DATASET CONTENT:

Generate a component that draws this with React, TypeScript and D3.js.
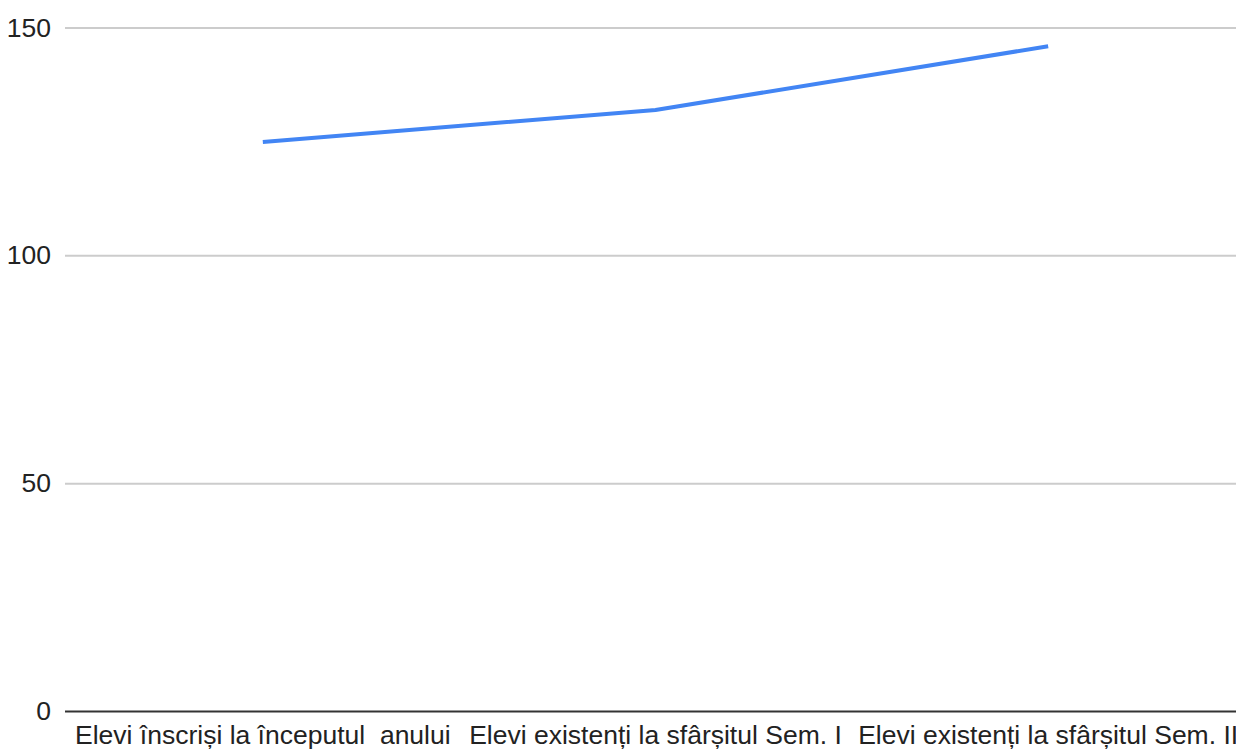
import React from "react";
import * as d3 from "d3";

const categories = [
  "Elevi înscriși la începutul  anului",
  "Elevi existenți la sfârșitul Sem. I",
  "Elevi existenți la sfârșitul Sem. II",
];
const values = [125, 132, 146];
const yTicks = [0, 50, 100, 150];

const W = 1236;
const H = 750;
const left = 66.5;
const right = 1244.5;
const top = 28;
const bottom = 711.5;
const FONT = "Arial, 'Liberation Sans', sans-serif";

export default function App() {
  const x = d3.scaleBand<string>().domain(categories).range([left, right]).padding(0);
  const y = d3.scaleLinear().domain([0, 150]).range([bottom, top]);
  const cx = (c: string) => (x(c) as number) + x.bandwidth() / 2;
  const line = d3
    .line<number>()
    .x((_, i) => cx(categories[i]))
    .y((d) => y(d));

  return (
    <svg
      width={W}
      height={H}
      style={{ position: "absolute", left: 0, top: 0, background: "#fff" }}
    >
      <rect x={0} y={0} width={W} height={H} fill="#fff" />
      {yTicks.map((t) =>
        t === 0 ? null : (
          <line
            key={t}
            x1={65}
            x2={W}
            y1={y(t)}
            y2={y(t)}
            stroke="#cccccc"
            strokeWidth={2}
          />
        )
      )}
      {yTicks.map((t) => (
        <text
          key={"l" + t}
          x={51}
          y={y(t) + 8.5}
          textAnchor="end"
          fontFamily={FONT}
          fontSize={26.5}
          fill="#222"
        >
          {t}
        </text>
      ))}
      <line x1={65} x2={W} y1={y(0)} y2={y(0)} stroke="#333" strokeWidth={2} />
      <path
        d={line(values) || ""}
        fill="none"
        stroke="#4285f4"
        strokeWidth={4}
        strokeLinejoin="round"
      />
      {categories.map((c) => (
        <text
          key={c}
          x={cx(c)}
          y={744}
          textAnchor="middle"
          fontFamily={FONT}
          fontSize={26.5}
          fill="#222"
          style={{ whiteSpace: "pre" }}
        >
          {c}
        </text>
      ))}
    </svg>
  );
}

PROBLEM DESCRIPTION:
Return the whole listing, word for word, and leave out every picture.

EXERCISE RESULT:
Generate a component that draws this with React, TypeScript and D3.js.
import React from "react";
import * as d3 from "d3";

const categories = [
  "Elevi înscriși la începutul  anului",
  "Elevi existenți la sfârșitul Sem. I",
  "Elevi existenți la sfârșitul Sem. II",
];
const values = [125, 132, 146];
const yTicks = [0, 50, 100, 150];

const W = 1236;
const H = 750;
const left = 66.5;
const right = 1244.5;
const top = 28;
const bottom = 711.5;
const FONT = "Arial, 'Liberation Sans', sans-serif";

export default function App() {
  const x = d3.scaleBand<string>().domain(categories).range([left, right]).padding(0);
  const y = d3.scaleLinear().domain([0, 150]).range([bottom, top]);
  const cx = (c: string) => (x(c) as number) + x.bandwidth() / 2;
  const line = d3
    .line<number>()
    .x((_, i) => cx(categories[i]))
    .y((d) => y(d));

  return (
    <svg
      width={W}
      height={H}
      style={{ position: "absolute", left: 0, top: 0, background: "#fff" }}
    >
      <rect x={0} y={0} width={W} height={H} fill="#fff" />
      {yTicks.map((t) =>
        t === 0 ? null : (
          <line
            key={t}
            x1={65}
            x2={W}
            y1={y(t)}
            y2={y(t)}
            stroke="#cccccc"
            strokeWidth={2}
          />
        )
      )}
      {yTicks.map((t) => (
        <text
          key={"l" + t}
          x={51}
          y={y(t) + 8.5}
          textAnchor="end"
          fontFamily={FONT}
          fontSize={26.5}
          fill="#222"
        >
          {t}
        </text>
      ))}
      <line x1={65} x2={W} y1={y(0)} y2={y(0)} stroke="#333" strokeWidth={2} />
      <path
        d={line(values) || ""}
        fill="none"
        stroke="#4285f4"
        strokeWidth={4}
        strokeLinejoin="round"
      />
      {categories.map((c) => (
        <text
          key={c}
          x={cx(c)}
          y={744}
          textAnchor="middle"
          fontFamily={FONT}
          fontSize={26.5}
          fill="#222"
          style={{ whiteSpace: "pre" }}
        >
          {c}
        </text>
      ))}
    </svg>
  );
}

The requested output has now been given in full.